(Bloomberg) — A 48-year-old man from southern China’s Guangdong province died yesterday after being infected with the H7N9 avian influenza virus, the local government said.
The man surnamed Xie died at a hospital in Shenzhen, after being confirmed to have avian flu Jan. 15 in Foshan city, the province’s Health and Family Planning Commission said in a statement on its website. Ten people have died in Guangdong since August from H7N9 infections, according to the official China News Service.

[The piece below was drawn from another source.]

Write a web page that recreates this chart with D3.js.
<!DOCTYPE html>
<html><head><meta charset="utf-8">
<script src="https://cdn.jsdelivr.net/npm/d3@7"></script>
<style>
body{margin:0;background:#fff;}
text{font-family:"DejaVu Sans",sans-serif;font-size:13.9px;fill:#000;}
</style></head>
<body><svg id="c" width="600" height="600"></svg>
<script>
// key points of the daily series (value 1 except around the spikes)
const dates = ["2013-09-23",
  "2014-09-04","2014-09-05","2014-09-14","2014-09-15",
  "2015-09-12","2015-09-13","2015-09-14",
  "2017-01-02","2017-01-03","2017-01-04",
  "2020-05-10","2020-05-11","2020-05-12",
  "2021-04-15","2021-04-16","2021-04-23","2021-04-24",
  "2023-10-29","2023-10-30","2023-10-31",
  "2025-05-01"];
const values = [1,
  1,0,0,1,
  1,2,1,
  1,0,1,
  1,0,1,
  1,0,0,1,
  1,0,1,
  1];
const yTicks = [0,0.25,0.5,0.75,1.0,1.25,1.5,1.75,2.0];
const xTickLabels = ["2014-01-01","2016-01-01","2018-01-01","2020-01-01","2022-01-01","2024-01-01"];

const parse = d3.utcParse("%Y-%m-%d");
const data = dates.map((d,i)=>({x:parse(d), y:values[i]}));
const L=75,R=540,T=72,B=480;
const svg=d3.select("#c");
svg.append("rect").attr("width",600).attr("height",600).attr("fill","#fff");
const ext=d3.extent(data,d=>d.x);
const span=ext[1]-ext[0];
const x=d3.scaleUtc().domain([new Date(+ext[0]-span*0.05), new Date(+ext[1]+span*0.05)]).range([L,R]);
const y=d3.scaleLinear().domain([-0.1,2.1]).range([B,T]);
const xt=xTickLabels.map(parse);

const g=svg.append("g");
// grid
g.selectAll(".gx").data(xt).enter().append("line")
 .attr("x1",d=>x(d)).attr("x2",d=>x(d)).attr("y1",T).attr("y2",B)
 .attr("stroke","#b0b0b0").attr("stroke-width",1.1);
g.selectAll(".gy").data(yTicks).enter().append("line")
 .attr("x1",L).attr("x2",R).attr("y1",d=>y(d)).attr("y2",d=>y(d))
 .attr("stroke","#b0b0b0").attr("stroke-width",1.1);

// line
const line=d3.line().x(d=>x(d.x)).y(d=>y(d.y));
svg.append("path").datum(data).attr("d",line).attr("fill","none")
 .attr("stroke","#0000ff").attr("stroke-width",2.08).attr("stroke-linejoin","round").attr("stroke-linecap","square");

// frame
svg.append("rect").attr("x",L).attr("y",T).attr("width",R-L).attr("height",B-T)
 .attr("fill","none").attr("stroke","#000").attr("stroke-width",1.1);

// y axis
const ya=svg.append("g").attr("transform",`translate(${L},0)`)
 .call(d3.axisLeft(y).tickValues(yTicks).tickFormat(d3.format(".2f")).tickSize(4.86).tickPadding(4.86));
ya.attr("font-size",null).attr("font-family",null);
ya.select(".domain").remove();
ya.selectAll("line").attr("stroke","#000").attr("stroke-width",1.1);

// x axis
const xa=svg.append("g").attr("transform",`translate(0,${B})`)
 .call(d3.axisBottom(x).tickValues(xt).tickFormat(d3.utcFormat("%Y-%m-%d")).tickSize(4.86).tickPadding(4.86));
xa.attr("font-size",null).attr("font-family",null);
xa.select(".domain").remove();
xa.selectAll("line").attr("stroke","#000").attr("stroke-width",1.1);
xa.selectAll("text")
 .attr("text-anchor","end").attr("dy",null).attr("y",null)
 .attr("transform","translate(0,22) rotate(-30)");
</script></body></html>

Increased cases of the bird flu strain stoke concerns the virus may mutate into a form that spreads from person to person, as millions travel across China to see their families for the Lunar New Year holiday. Hong Kong, which neighbors Guangdong province, said Jan. 27 it will ban live chicken sales for 21 days and cull about 20,000 birds after a sample imported from mainland China tested positive for H7N9.
Zhongshan and Huizhou cities each reported a new case of H7N9 avian flu today, according to the Guangdong government statement. The Zhongshan case was a 2 1/2-year-old girl surnamed Liang, the agency said. It remains unclear whether the girl is related to another avian flu patient surnamed Liang reported in the same city yesterday, according to the China News Service report.
The virus can circulate widely in chicken, ducks and geese without causing the mass die-offs characteristic of the more infamous H5N1 bird flu virus. Its stealth has made it difficult to track and it’s typically more active during the colder winter months.
Even though H7N9 hasn’t mutated to become as contagious as seasonal flu, strains that emerge in China are of special interest to researchers because the country has been the springboard for contagions in the past.
The 1957-58 Asian Flu and 1968-69 Hong Kong Flu pandemics were first identified in the world’s most populous nation, and an earlier bird flu strain known as H5N1 is thought to have come from Guangdong in 1996.